To donate to the challenge visit https://www.justgiving.com/fundraising/John-Wyer. There is also a team page here. I’ll post some pictures and an account of the ride here afterwards.

Cycling my way to good design

As I am sure some (if not most of you) know I am a keen cyclist. Regular readers of the blog will have picked up on this through the pieces I did on the Three Peaks Extreme event that I took part in September 2013. (Find them here)

When I was on that trip, I began to muse on the parallels between cycling and design. I trained hard for that mad caper, which involved a lot of cycling through tough countryside on my own, often after a hard day’s work. I am a fairly heavy guy, so hills have always been my Achilles heel. I used to get despondent on climbs, slowing down and feeling that the hill was getting the better of me. The task became huge and started to sap all the pleasure out of the cycling (this despite having cycled up a few mountains in my time.) And although I would be the first to admit that I am a bit of a speed junkie when it comes to cycling, especially down hills (when a larger frame really comes into its own!) my attitude to cycling is sort of summed up by ‘You don’t have to go fast, you just have to go’. I suppose what I mean is that in a sport obsessed by time and speed, actually the greatest pleasure comes from just doing it. I have never won a cycle race. Most garden designers have (like me) never done Chelsea, never been on TV (for garden design at any rate!) and are rarely in the magazines. But we do this because we love it; and there is a lot to love, not least the intense sense of promise at the start of a project (or a bike ride).

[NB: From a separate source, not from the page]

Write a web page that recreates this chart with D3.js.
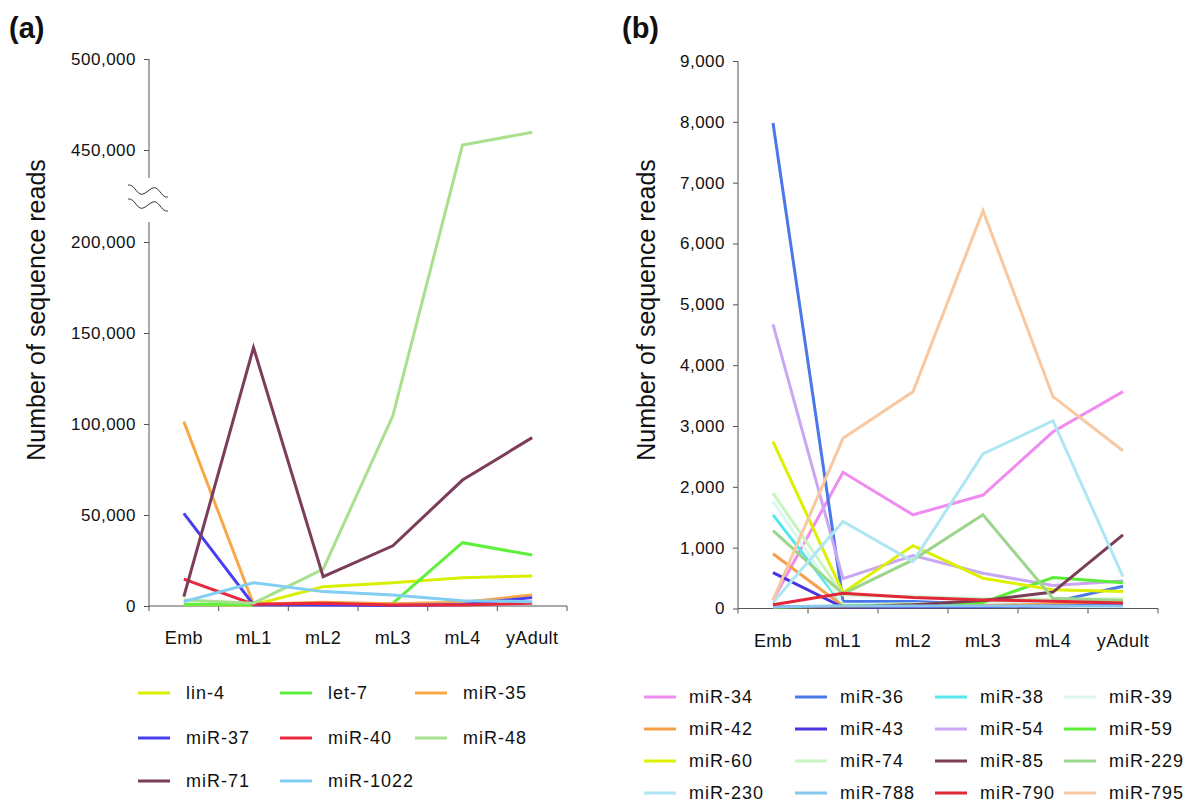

The travel writer William Least Heat-Moon said that “The open road is a beckoning, a place where a man can lose himself”. You might as well say “a blank sheet of white paper is a beckoning…”. When I sit down, marker pen in hand, in front of a blank pad of layout paper, with its luminous depth of whiteness, I feel as though I stand on the edge of a lake about to dive in.

All too often though, I start to suffer ‘design constipation’ – the longer the timeslot available to do the design, the worse it gets. I have written about this before (Where do ideas come from?) but there is another parallel with hills and cycling here – to be successful, you have to get in the ‘zone’. Quite often, when I am cycling on my own, I get in an almost ‘Zen’ like state (bear with me here!); the swish of the wheels, the whirr of the pedals and cranks, and the wind whistling past is hypnotic, especially given one’s own body rhythm. Cycling when in this state is much easier – the miles fly by. Even when I am not in my own little world, when I get to an incline, I often deliberately think of something else: some all-consuming train of thought and before I know it I am at the top of the hill. Design is a bit like that, don’t you find? It often creeps up on you sideways and when you try and think of it directly, it skittles away.

Garden design in particular can be a lonely existence. Many garden designers work from home on their own. Sometimes exhilarating, sometimes dispiriting but in both cases no-one to share it with. During the summer I cycle a lot on my own, but I also go out once a week with friends for a ride. Cycling in a group (particularly a tight formation) is 30% more efficient than on one’s own. You can cover much greater distances and it is one of the few exercises where one can easily talk at the same time. Company and shared experience are essential to make the most of solitary pursuit.

To finish, one more quote, this time from John F Kennedy: “Nothing compares to the simple pleasure of a bike ride”. Except perhaps a well-executed design?